Layer on top of that, what each of our customers–individuals and enterprises face–massive complexity, information overload, overwhelm, distraction, time compression, ambiguity, uncertainty, risk, fatigue/exhaustion.
And this will persist for the forseeable future.
In this turbulent world, in which all of us live, and in which all of us seek to grow and achieve, the new value proposition is sense making.
The greatest thing we can do for our customers is help them make sense of all that is happening to them, to figure things out, to cope, to learn, to move forward, grow and achieve. Those sales people and sale organizations that can help customers make sense of what they are doing will outdistance themselves from everyone else.
We can’t help the customer make sense of everything, just those challenges they face, for which we are the world’s best at addressing. But that’s more than enough—it’s far more than what is happening now and it’s just what our customers are in such desperate need.
Sense making requires very different skills and competencies from our sales people. Sense making requires very different content from our marketing organizations. Sense making requires a very different engagement process.

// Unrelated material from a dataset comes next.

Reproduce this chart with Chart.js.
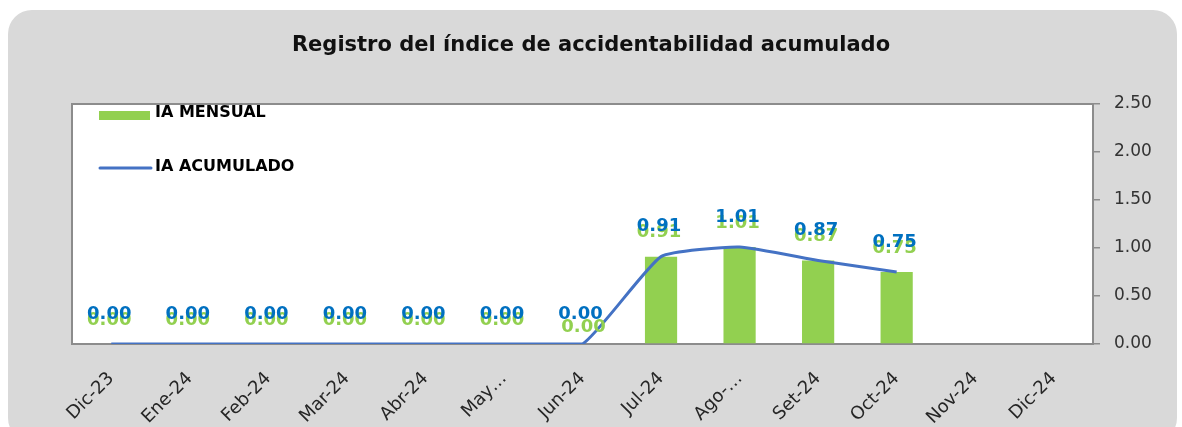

Within our own organizations, we face the same turbulence. The way managers create value for their people, their colleagues, and their organizations is sense making within their own organizations. (Isn’t it interesting–what we do in our organizations, what we learn from that, can be immediately deployed in helping our our customers with their own sense making.
We have the foundations of being able to do this now. The legacy of value propositions and value creation are the base. We are starting to understand issues around complexity and radical simplification. We have increasing experience in lean and agile methods. Great work is being done in problem solving, critical thinking. Some sales organizations have incorporate curiosity into their training. We are thinking much more in terms of teams and internal/external collaboration. These are all elements of skills and capabilities we will have to deploy in helping our customers.
What are you doing to learn and apply these?
How will you start helping your customers in sense making?
Brian MacIver says
“most of sales execution is still sitting in some enhanced version of FABs.”
If only.
I’m sad to say, from Observation, that most Sales Execution is still in FAO.
Feature-Advantage-Objection.
Sense, making sense, would require Sales People
to listen, a great deal more than they do, BEFORE
they speak. What they don’t understand, they can’t make sense of.
The ‘collaboration’, I see working, is in Customer Engagement. First Discover Value, then Develop Value, together. Never heard a Customer ‘OBJECT’ to JOINT Value they Discovered/Developed WITH a Salesperson.
“Woe is me if I share it,
woe is me if I don’t Share it.”
said the Master to his Apprentice.
David Brock says
I always love your comments–both the crisp articulation of the core issues, and the poetry of the words. Thanks, as always, Brian.